Thought for the week: Neil Morgan on the bigger picture

‘The Milkmaid’. | Photo: By Johannes Vermeer.

How can we tell the difference between something real, and something fictional, or unreal? One answer is that for something to count as real it must be something we can encounter. We encounter another vehicle when we collide with it. We do not encounter the yeti, or the unicorn in that way. Can we encounter God?

Most theists do not think of God as another entity in the world – a spooky extra item somehow added to life. Rather, the awareness of God provides a different perspective that infuses everything; it provides a sense of openness, of receptivity to mundane experience, which transforms it, and gives it meaning.
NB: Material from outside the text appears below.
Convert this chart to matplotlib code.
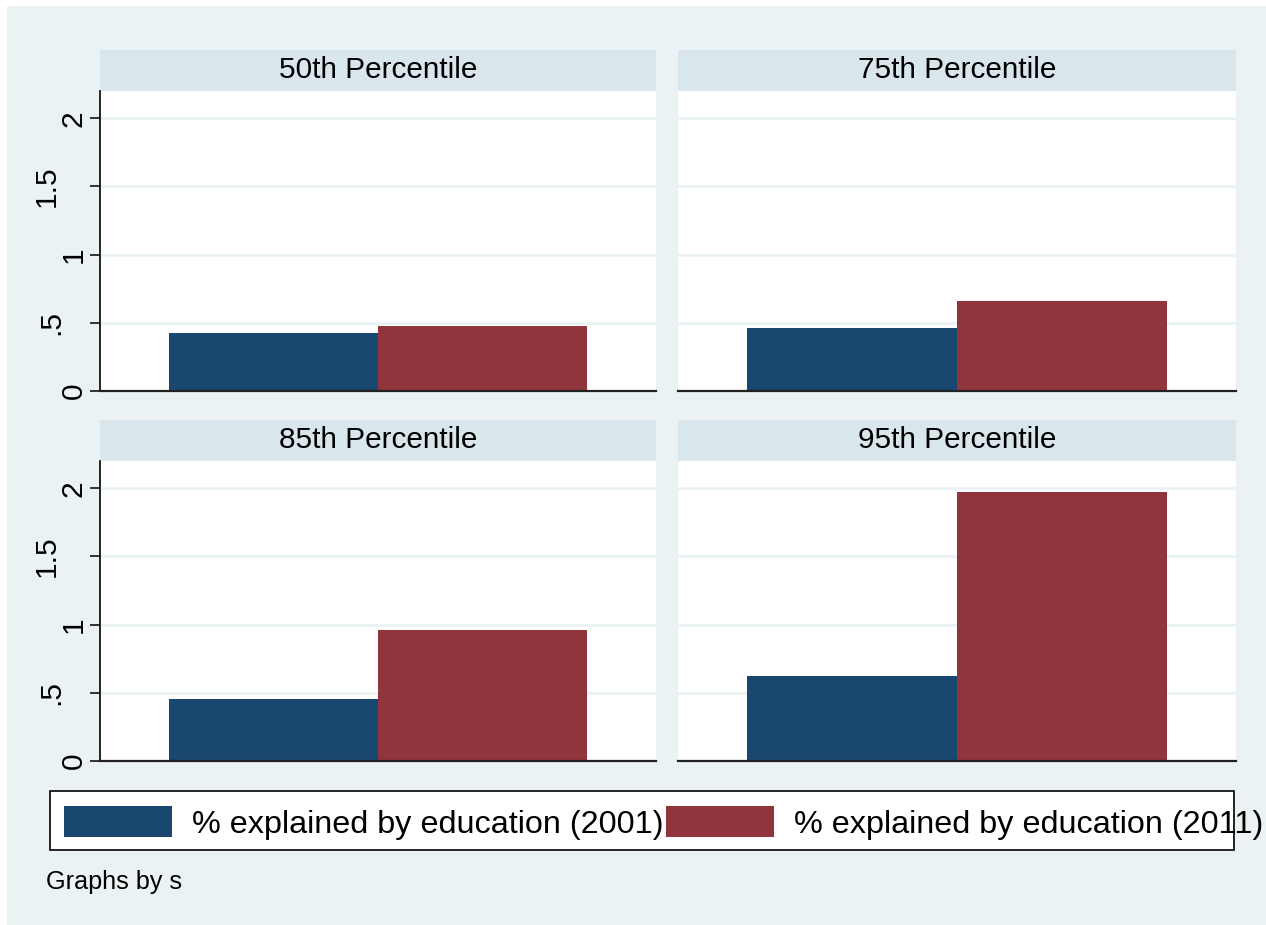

This can be made clearer through the analogy of art. We have almost all had the emotionally jaw-dropping experience of a new and deeper perspective suddenly emerging via a work of art, or a great piece of music. If we can, even for a moment, suspend our own selfish, preoccupied stance – our ego – in looking at a piece of art, we can be transformed. Something new is then revealed to us. Everything – even, importantly, the very act of perception itself – is altered, and is suddenly completely different. The whole world, including our own life, is bathed in a different, more expansive, more meaningful light, through the message in the image. Suddenly, in a way that is difficult to define, we are opened to meaning. Then, through the artwork, meaning somehow pours in on us. Meaning is revealed to us as a pure gift – as a revelation.

In Quaker faith & practice 21.34 George Gorman writes about just such an experience: ‘One of the most vivid experiences on my part was sitting quietly for at least an hour before a picture by the Dutch painter Vermeer.’ He describes his feeling and adds: ‘Something was given to me that I can only describe as, literally, a transcending of the normal everyday world. This quite simple secular act was for me a truly worshipful experience.’

Might we see this as more than secular? Might it be more like a revelation? Language and words divide us. Words, somewhat coldly, separate things – an apple from a pear, say. They define. They ‘murder to dissect’, as William Wordsworth had it. What Vermeer is showing us, instead, is something very different.

He shows us a ‘seeing through things’, to something beyond – a sudden bringing together, an illumination that adds something of immense significance to the everyday. Something beyond the picky, certain I-know-best-and-I-can-tell-you kind of definition. He evokes something immanent in the viewer. This is very concretely about this world, but it also opens a portal to the divine. Vermeer’s art is not only a picture, but also a sort of icon. Does it, in this way, embrace God?